Madame la présidente, madame la secrétaire d’État, mes chers collègues, l’écriture inclusive alimente régulièrement les polémiques en se faisant l’écho d’un sujet sociétal majeur : l’égalité entre les femmes et les hommes. Pour autant, l’écriture inclusive caricature ce combat et, à mon sens, porte plusieurs dérives, que je veux rappeler ici.
La première est issue d’un présupposé : la pratique de la langue doit être une déclinaison des politiques sociales inclusives, donc inclure toutes les personnes qui peuvent se sentir non représentées. La langue refléterait ainsi fidèlement l’ordre du monde, la façon de penser d’une société. De facto, une langue qui invisibilise le féminin au profit du masculin serait celle d’un monde où les femmes sont cachées.
Aujourd’hui, l’écriture inclusive servirait donc les luttes féministes. Qu’en sera-t-il demain lorsque la langue devra servir une autre cause ? Faudra-t-il changer de langue au gré des combats sociétaux ?
Erik Orsenna, dans La Fabrique des mots, nous alerte sur les dangers de la confusion entre ordre linguistique et ordre social. Dans ce conte, il narre les aventures d’un dictateur qui, voulant lutter contre les bavardages pour hisser son pays au rang de puissance mondiale, bannit les mots inutiles. « Évidemment, c’était plus facile de déclarer la guerre aux mots que d’affronter le chômage ! », déclare son héroïne…

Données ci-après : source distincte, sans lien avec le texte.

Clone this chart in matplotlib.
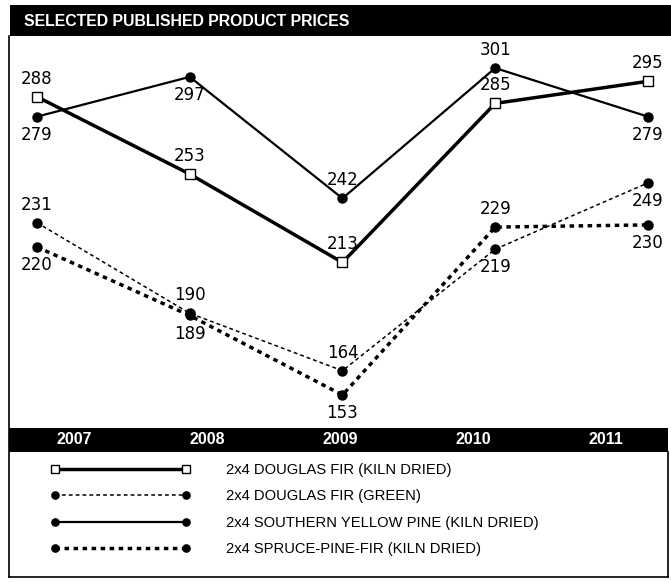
import matplotlib
matplotlib.use("Agg")
import matplotlib.pyplot as plt
from matplotlib.patches import Rectangle
from matplotlib.lines import Line2D

# Datos del gráfico
anios = [2007, 2008, 2009, 2010, 2011]
douglas_seco = [288, 253, 213, 285, 295]
douglas_verde = [231, 190, 164, 219, 249]
pino_amarillo = [279, 297, 242, 301, 279]
spf_seco = [220, 189, 153, 229, 230]

nombres = [
    "2x4 DOUGLAS FIR (KILN DRIED)",
    "2x4 DOUGLAS FIR (GREEN)",
    "2x4 SOUTHERN YELLOW PINE (KILN DRIED)",
    "2x4 SPRUCE-PINE-FIR (KILN DRIED)",
]
titulo = "SELECTED PUBLISHED PRODUCT PRICES"

# posición de las etiquetas: 1 arriba, -1 abajo
pos_douglas_seco = [1, 1, 1, 1, 1]
pos_douglas_verde = [1, 1, 1, -1, -1]
pos_pino = [-1, -1, 1, 1, -1]
pos_spf = [-1, -1, -1, 1, -1]

W, H = 671, 583
fig = plt.figure(figsize=(W / 100, H / 100), dpi=100)
fig.patch.set_facecolor("white")


def fx(px):
    return px / W


def fy(py):
    return 1 - py / H


# ejes sobre toda la figura
ax = fig.add_axes([0, 0, 1, 1])
ax.set_axis_off()
ax.set_xlim(2007 - 0.242, 2011 + 0.151)
ax.set_ylim(67.9, 331.8)

sans = ["Liberation Sans", "DejaVu Sans"]

# barra del título
fig.patches.append(Rectangle((fx(10), fy(36)), fx(W - 10), 31 / H, transform=fig.transFigure,
                             facecolor="black", edgecolor="none"))
fig.text(fx(24), fy(21), titulo, color="white", fontsize=11.4, fontweight="bold",
         family=sans, va="center", ha="left")

# barra de años
fig.patches.append(Rectangle((fx(9), fy(452)), fx(668 - 9), 24 / H, transform=fig.transFigure,
                             facecolor="black", edgecolor="none"))
for i, a in enumerate(anios):
    fig.text(fx(74 + i * 133), fy(440), str(a), color="white", fontsize=11.5,
             fontweight="bold", family=sans, ha="center", va="center")

# marco
fig.lines.append(Line2D([fx(9), fx(9)], [fy(36), fy(577)], transform=fig.transFigure,
                        color="black", lw=1.2))
fig.lines.append(Line2D([fx(9), fx(668)], [fy(577), fy(577)], transform=fig.transFigure,
                        color="black", lw=1.2))
fig.lines.append(Line2D([fx(668), fx(668)], [fy(452), fy(577)], transform=fig.transFigure,
                        color="black", lw=1.2))

# series
l1, = ax.plot(anios, douglas_seco, color="black", lw=2.5, marker="s", ms=6.5,
              mfc="white", mec="black", mew=1, zorder=4)
l2, = ax.plot(anios, douglas_verde, color="black", lw=1.1, ls=(0, (2.5, 2)),
              marker="o", ms=6.5, zorder=3)
l3, = ax.plot(anios, pino_amarillo, color="black", lw=1.6, marker="o", ms=6.5, zorder=3)
l4, = ax.plot(anios, spf_seco, color="black", lw=2.5, ls=(0, (1.3, 1.3)),
              marker="o", ms=6.5, zorder=3)

# etiquetas de valores
for serie, pos in [(douglas_seco, pos_douglas_seco), (douglas_verde, pos_douglas_verde),
                   (pino_amarillo, pos_pino), (spf_seco, pos_spf)]:
    for a, v, p in zip(anios, serie, pos):
        ax.annotate(str(v), (a, v), xytext=(0, 13 * p), textcoords="offset points",
                    ha="center", va="center", fontsize=12, family="DejaVu Sans")

# leyenda
leg = fig.legend([l1, l2, l3, l4], nombres, loc="upper left",
                 bbox_to_anchor=(fx(51), fy(463)), frameon=False, numpoints=2,
                 handlelength=9.5, handletextpad=2.4, labelspacing=0.84,
                 borderpad=0, borderaxespad=0, markerscale=0.8,
                 prop={"family": sans, "size": 10.6})

fig.savefig("out.png", dpi=100, facecolor="white")
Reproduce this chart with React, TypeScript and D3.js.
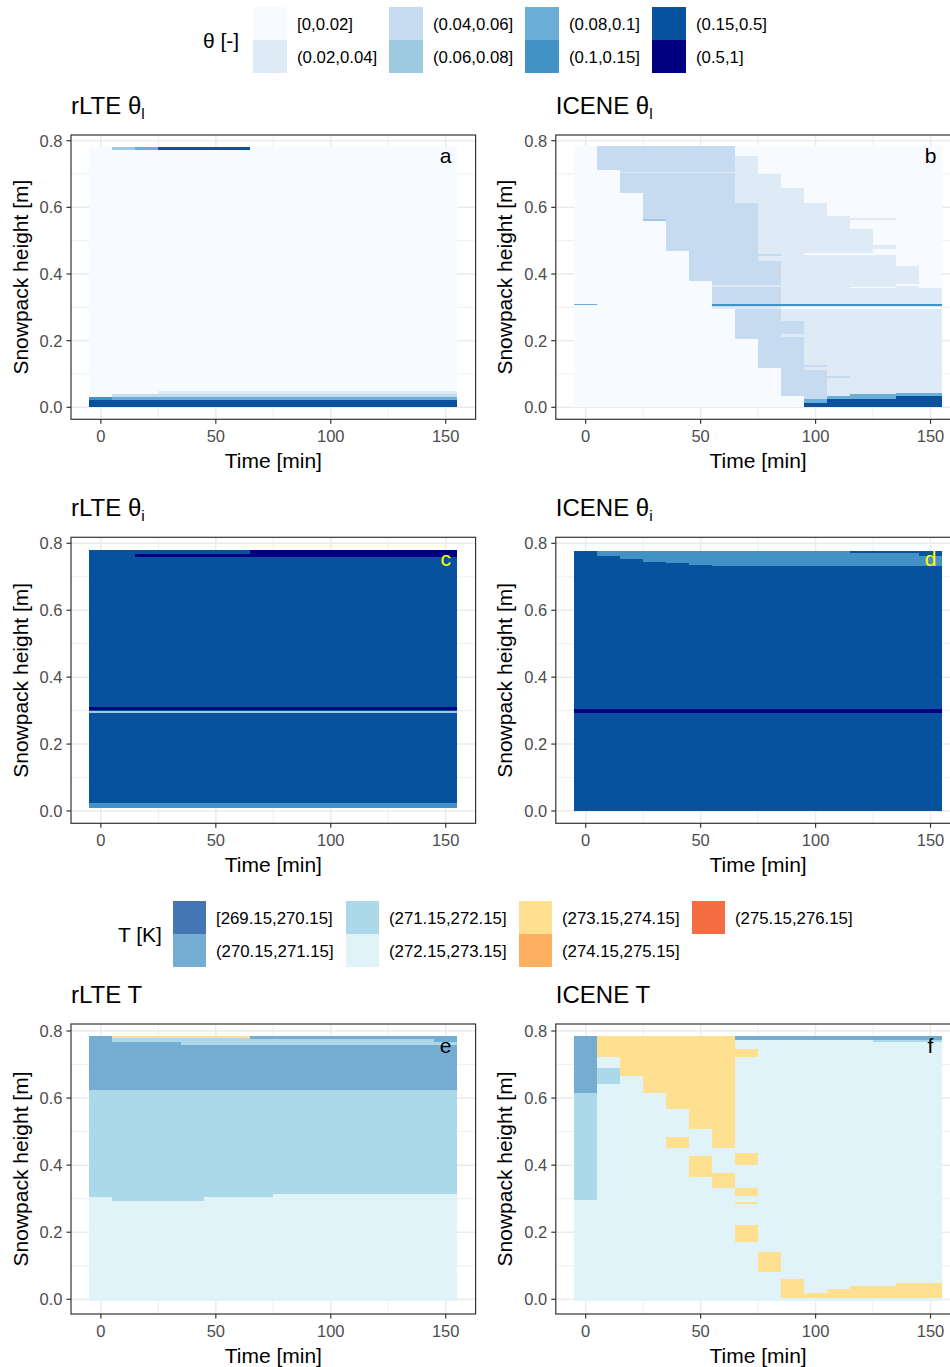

La deuxième dérive de l’écriture inclusive est sa vision de la masculinité dans le langage. Comme nombre d’entre vous, j’ai appris, dans les leçons de grammaire, que « le masculin l’emporte sur le féminin ». Cette règle concentre les attaques des partisans de l’écriture inclusive. Toutefois, les linguistes déconstruisent la thèse selon laquelle elle aurait été instaurée afin de soumettre les femmes. Depuis la première moitié du XVIIe siècle, ils débattent sur l’accord de voisinage, tel que « le cœur et la main ouvertes », qui, jusqu’au début du XXe siècle, est enseigné dans les manuels de grammaire.